Scientific classification
- Kingdom: Animalia
- Phylum: Chordata
- Class: Actinopterygii
- Order: Characiformes
- Family: Cynodontidae
- Genus: Hydrolycus
- Species: H. scomberoides
- Binomial name: Hydrolycus scomberoides (Cuvier, 1819)
- Synonyms: Hydrocyon scomberoides Cuvier, 1819 ; Cynodon pectoralis Günther, 1866 ;

= Payara =

- Authority: (Cuvier, 1819)
- Conservation status: LC

Species of fish

The payara (Hydrolycus scomberoides) is a species of dogtooth tetra. This predatory fish is found in the Amazon Basin in tropical South America. It was the first of four species to be described in the genus Hydrolycus.

==Description==
The most noticeable feature of H. scomberoides is the two long fangs protruding from its lower jaw. These are used to impale its prey, mostly smaller fish. It typically reaches a standard length of about 30 cm, but can reach up to 51 cm. Reports exist of far larger individuals, up to 117 cm in total length and 17.8 kg in weight, based on records by IGFA, but this likely involves confusion with the related H. armatus.

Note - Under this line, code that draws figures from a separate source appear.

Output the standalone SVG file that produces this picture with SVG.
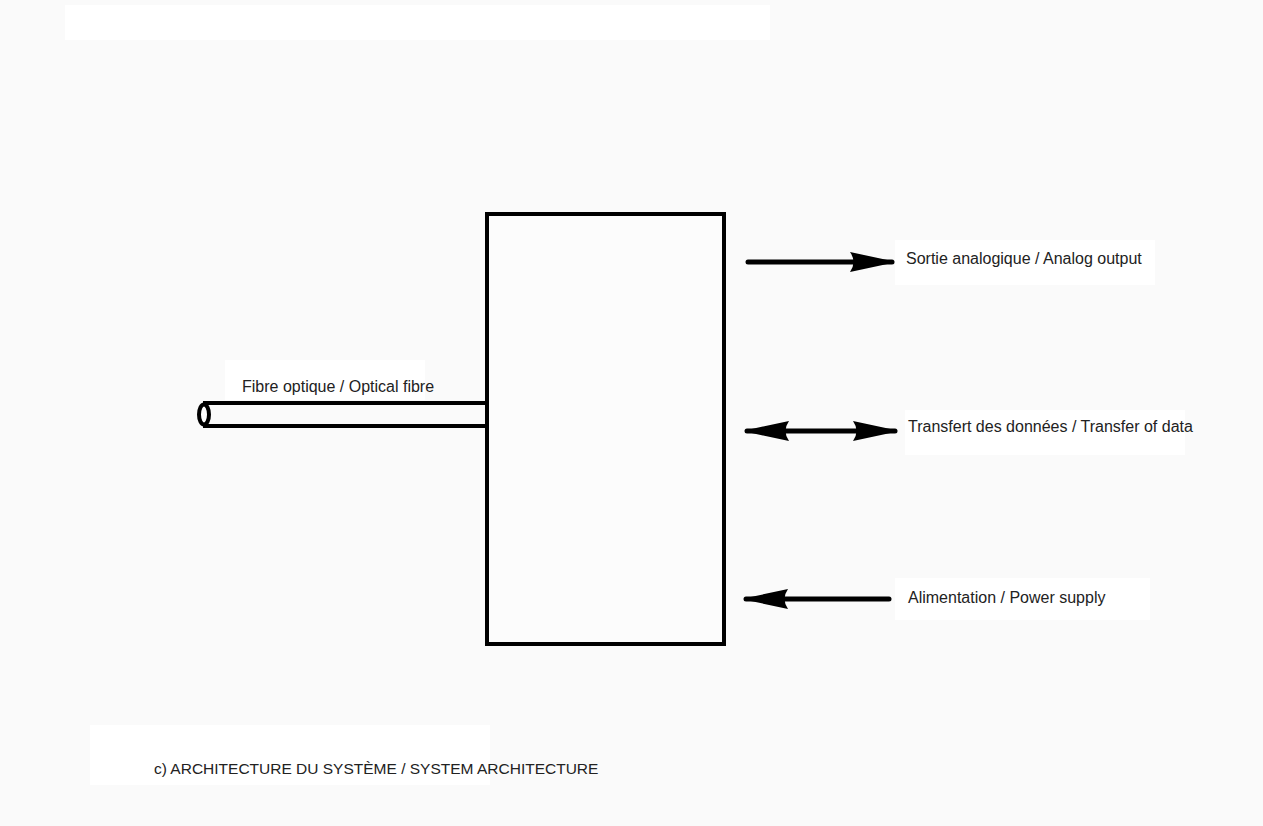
<svg xmlns="http://www.w3.org/2000/svg" width="1263" height="826" viewBox="0 0 1263 826">
<style>
.lbl{font-family:"Liberation Sans",Arial,sans-serif;font-size:16px;fill:#222}
.ttl{font-family:"Liberation Sans",Arial,sans-serif;font-size:15.5px;fill:#222}
.conn{stroke:#000;stroke-width:5;fill:none;stroke-linecap:round}
.patch{fill:#fff}
</style>
<defs>
<marker id="head" markerUnits="userSpaceOnUse" markerWidth="44" markerHeight="20" refX="42" refY="10" orient="auto-start-reverse" viewBox="0 0 44 20">
<path d="M0,0 Q7,10 0,20 L42,11 L42,9 Z" fill="#000"/>
</marker>
</defs>
<rect width="1263" height="826" fill="#fafafa"/>
<rect class="patch" x="65" y="5" width="705" height="35"/>
<rect class="patch" x="90" y="725" width="400" height="60"/>
<rect class="patch" x="895" y="240" width="260" height="45"/>
<rect class="patch" x="905" y="410" width="280" height="45"/>
<rect class="patch" x="895" y="578" width="255" height="42"/>
<rect class="patch" x="225" y="360" width="200" height="40"/>

<g id="box">
<rect x="487" y="214" width="237" height="430" fill="#fcfcfc" stroke="#000" stroke-width="4"/>
</g>

<g id="fibre">
<path d="M203,403 L487,403 M203,426 L487,426" stroke="#000" stroke-width="4" fill="none"/>
<ellipse cx="204" cy="414.5" rx="5" ry="10" fill="#fff" stroke="#000" stroke-width="4"/>
<text class="lbl" x="242" y="392">Fibre optique / Optical fibre</text>
</g>

<g id="connectors">
<path class="conn" d="M748,262 L892,262" marker-end="url(#head)"/>
<path class="conn" d="M747,431 L895,431" marker-start="url(#head)" marker-end="url(#head)"/>
<path class="conn" d="M889,599 L746,599" marker-end="url(#head)"/>
</g>

<g id="analog-output">
<text class="lbl" x="906" y="264">Sortie analogique / Analog output</text>
</g>
<g id="data-transfer">
<text class="lbl" x="908" y="432">Transfert des données / Transfer of data</text>
</g>
<g id="power-supply">
<text class="lbl" x="908" y="603">Alimentation / Power supply</text>
</g>
<g id="caption">
<text class="ttl" x="154" y="774">c) ARCHITECTURE DU SYSTÈME / SYSTEM ARCHITECTURE</text>
</g>
</svg>
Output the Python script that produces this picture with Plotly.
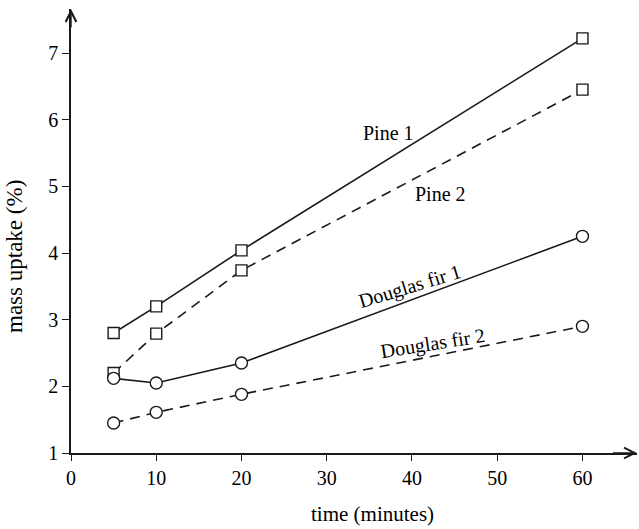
import plotly.graph_objects as go

time_min = [5, 10, 20, 60]
pine1 = [2.80, 3.20, 4.04, 7.22]
pine2 = [2.20, 2.79, 3.74, 6.45]
dfir1 = [2.12, 2.05, 2.35, 4.25]
dfir2 = [1.45, 1.61, 1.88, 2.90]

x_ticks = [0, 10, 20, 30, 40, 50, 60]
y_ticks = [1, 2, 3, 4, 5, 6, 7]

series_names = ["Pine 1", "Pine 2", "Douglas fir 1", "Douglas fir 2"]

FONT = "Liberation Serif, Times New Roman, serif"
INK = "#1a1a1a"
X_MAX = 66.4
Y_MAX = 7.66

fig = go.Figure()

styles = [
    ("solid", "square", 11),
    ("10px,7px", "square", 11),
    ("solid", "circle", 12),
    ("10px,7px", "circle", 12),
]
for name, vals, (dash, sym, size) in zip(series_names, [pine1, pine2, dfir1, dfir2], styles):
    fig.add_trace(go.Scatter(
        x=time_min, y=vals, name=name, mode="lines+markers",
        line=dict(color=INK, width=1.6, dash=dash),
        marker=dict(symbol=sym, size=size, color="white",
                    line=dict(color=INK, width=1.4)),
        showlegend=False,
    ))

fig.update_layout(
    width=639, height=529,
    margin=dict(l=71, r=2, t=9, b=76),
    paper_bgcolor="white", plot_bgcolor="white",
    font=dict(family=FONT, size=20, color="black"),
    xaxis=dict(range=[0, X_MAX], tickvals=x_ticks, showgrid=False, zeroline=False,
               showline=True, linecolor=INK, linewidth=1.6,
               ticks="outside", ticklen=6, tickwidth=1.4, tickcolor=INK,
               tickfont=dict(family=FONT, size=20, color="black")),
    yaxis=dict(range=[1, Y_MAX], tickvals=y_ticks, showgrid=False, zeroline=False,
               showline=True, linecolor=INK, linewidth=1.6,
               ticks="outside", ticklen=7, tickwidth=1.4, tickcolor=INK,
               tickfont=dict(family=FONT, size=20, color="black")),
)

# axis arrowheads
fig.add_annotation(x=X_MAX, y=1, ax=X_MAX - 3, ay=1, xref="x", yref="y",
                   axref="x", ayref="y", text="", showarrow=True,
                   arrowhead=5, arrowsize=1.5, arrowwidth=1.4, arrowcolor=INK, standoff=0)
fig.add_annotation(x=0, y=Y_MAX, ax=0, ay=Y_MAX - 0.3, xref="x", yref="y",
                   axref="x", ayref="y", text="", showarrow=True,
                   arrowhead=5, arrowsize=1.5, arrowwidth=1.4, arrowcolor=INK, standoff=0)

# series labels
label_pos = [(37.2, 5.80, 0), (43.3, 4.89, 0), (39.8, 3.50, -17), (42.5, 2.65, -9)]
for txt, (lx, ly, ang) in zip(series_names, label_pos):
    fig.add_annotation(x=lx, y=ly, xref="x", yref="y", text=txt, showarrow=False,
                       textangle=ang, font=dict(family=FONT, size=20, color="black"))

# axis titles
fig.add_annotation(xref="x", x=35.4, yref="paper", y=-(514 - 453) / 444,
                   yanchor="middle", xanchor="center", text="time (minutes)",
                   showarrow=False, font=dict(family=FONT, size=21, color="black"))
fig.add_annotation(xref="paper", yref="paper", x=-(71 - 14) / 566, y=(453 - 257) / 444,
                   text="mass uptake (%)", textangle=-90, showarrow=False,
                   xanchor="center", yanchor="middle",
                   font=dict(family=FONT, size=23, color="black"))

fig.write_html("out.html", config={"displayModeBar": False},
               post_script="document.body.style.margin='0px';")
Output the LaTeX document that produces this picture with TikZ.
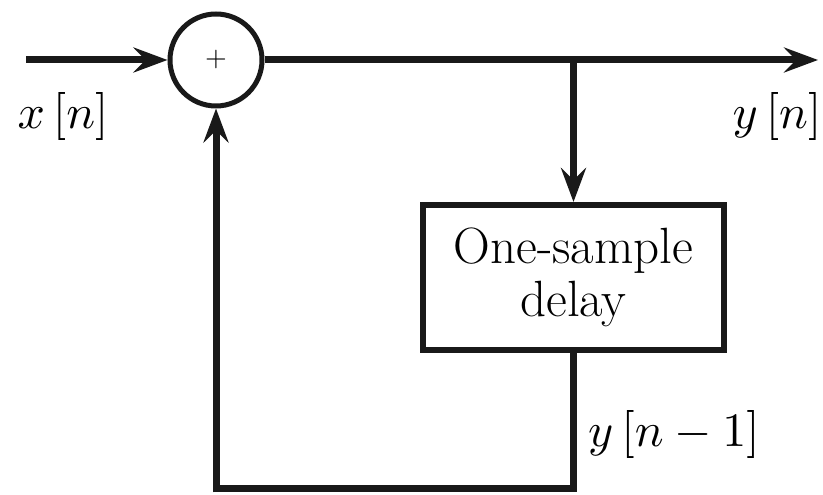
\documentclass[tikz,border=0pt]{standalone}
\usetikzlibrary{positioning, arrows.meta, calc}
\tikzset{
    sum circle/.style={circle, draw=black!90, line width=5pt, minimum size=92pt, inner sep=0pt},
    delay block/.style={rectangle, draw=black!90, line width=6pt, minimum width=301pt, minimum height=145pt, align=center, font=\fontsize{51}{53}\selectfont},
    signal/.style={line width=7pt, draw=black!90, -{Stealth[length=34pt, width=25pt, inset=12pt]}},
    wire/.style={line width=7pt, draw=black!90},
    sig label/.style={inner sep=0pt},
}
\newcommand{\biglabel}[1]{\scalebox{4.8}{$#1$}}

\begin{document}
\begin{tikzpicture}[x=1pt, y=1pt]
\useasboundingbox (0,0) rectangle (823,495);
\node[sum circle] (sum) at (216,435) {\scalebox{2.8}{+}};
\node[delay block] (delay) at (573.5,217.5) {One-sample\\delay};
\coordinate (in) at (26,435);
\coordinate (out) at (818,435);
\coordinate (tap) at (delay.north |- sum);
\coordinate (br) at (delay.south |- 0,6);
\coordinate (bl) at (sum |- br);
\draw[signal] (in) -- (sum.west);
\draw[signal] (sum.east) -- (out);
\draw[signal] (tap) -- (delay.north);
\draw[wire] (delay.south) -- (br) -- (bl);
\draw[signal] ($(bl)+(0,-3.5)$) -- (sum.south);
\node[sig label] (xn) at (63,378) {\biglabel{x\,[n]}};
\node[sig label] (yn) at (777,378) {\biglabel{y\,[n]}};
\node[sig label, anchor=west] (yn1) at (588,60) {\biglabel{y\,[n - 1]}};
\end{tikzpicture}
\end{document}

H. scomberoides is overall silvery with a dark spot behind the opercle and another at the lower base of the pectoral fin. In adults, the tail is dusky on the basal half, turning paler (more transparent) towards the tip.

==In the aquarium==
The payara, which is also sold as the sabertooth barracuda, vampire fish, vampire tetra, or sabertusk barracuda, is a popular species for large, aggressive aquaria. It requires a large aquarium and can only be mixed with relatively large species, as smaller fish will be seen as potential prey.